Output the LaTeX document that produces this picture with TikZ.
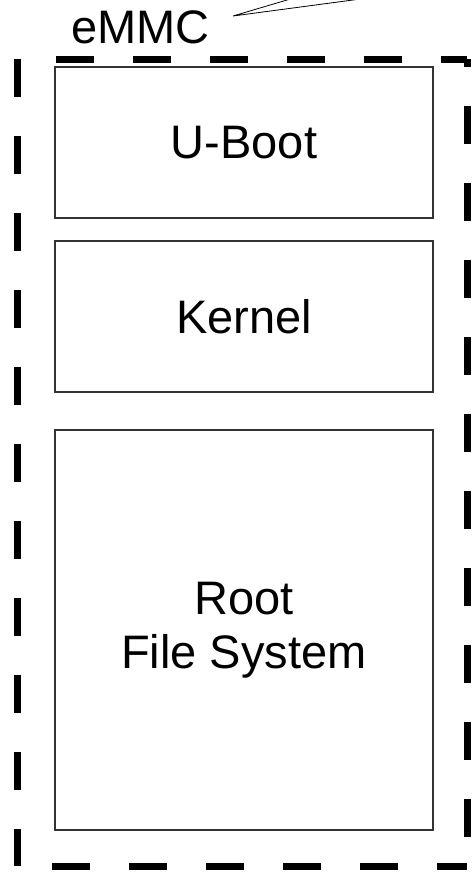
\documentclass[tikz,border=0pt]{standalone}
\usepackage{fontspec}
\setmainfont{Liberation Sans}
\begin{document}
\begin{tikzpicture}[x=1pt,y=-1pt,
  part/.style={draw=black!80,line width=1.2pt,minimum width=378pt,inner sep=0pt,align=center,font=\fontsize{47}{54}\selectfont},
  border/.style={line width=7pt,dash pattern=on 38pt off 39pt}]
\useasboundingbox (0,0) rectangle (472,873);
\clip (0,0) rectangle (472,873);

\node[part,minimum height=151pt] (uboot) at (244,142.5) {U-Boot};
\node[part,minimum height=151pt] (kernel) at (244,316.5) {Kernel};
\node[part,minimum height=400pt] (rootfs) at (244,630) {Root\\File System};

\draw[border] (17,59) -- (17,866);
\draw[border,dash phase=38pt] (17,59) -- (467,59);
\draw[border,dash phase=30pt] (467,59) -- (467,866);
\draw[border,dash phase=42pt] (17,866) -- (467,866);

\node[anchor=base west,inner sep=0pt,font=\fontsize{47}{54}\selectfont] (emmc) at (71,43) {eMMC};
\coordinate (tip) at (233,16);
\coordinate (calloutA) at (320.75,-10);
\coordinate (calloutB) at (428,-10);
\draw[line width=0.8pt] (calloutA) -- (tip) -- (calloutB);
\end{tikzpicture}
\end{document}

**REQUEST:** Send back the data above word for word, with the pictures left out.

**WRITTEN RESPONSE:**
Output the LaTeX document that produces this picture with TikZ.
\documentclass[tikz,border=0pt]{standalone}
\usepackage{fontspec}
\setmainfont{Liberation Sans}
\begin{document}
\begin{tikzpicture}[x=1pt,y=-1pt,
  part/.style={draw=black!80,line width=1.2pt,minimum width=378pt,inner sep=0pt,align=center,font=\fontsize{47}{54}\selectfont},
  border/.style={line width=7pt,dash pattern=on 38pt off 39pt}]
\useasboundingbox (0,0) rectangle (472,873);
\clip (0,0) rectangle (472,873);

\node[part,minimum height=151pt] (uboot) at (244,142.5) {U-Boot};
\node[part,minimum height=151pt] (kernel) at (244,316.5) {Kernel};
\node[part,minimum height=400pt] (rootfs) at (244,630) {Root\\File System};

\draw[border] (17,59) -- (17,866);
\draw[border,dash phase=38pt] (17,59) -- (467,59);
\draw[border,dash phase=30pt] (467,59) -- (467,866);
\draw[border,dash phase=42pt] (17,866) -- (467,866);

\node[anchor=base west,inner sep=0pt,font=\fontsize{47}{54}\selectfont] (emmc) at (71,43) {eMMC};
\coordinate (tip) at (233,16);
\coordinate (calloutA) at (320.75,-10);
\coordinate (calloutB) at (428,-10);
\draw[line width=0.8pt] (calloutA) -- (tip) -- (calloutB);
\end{tikzpicture}
\end{document}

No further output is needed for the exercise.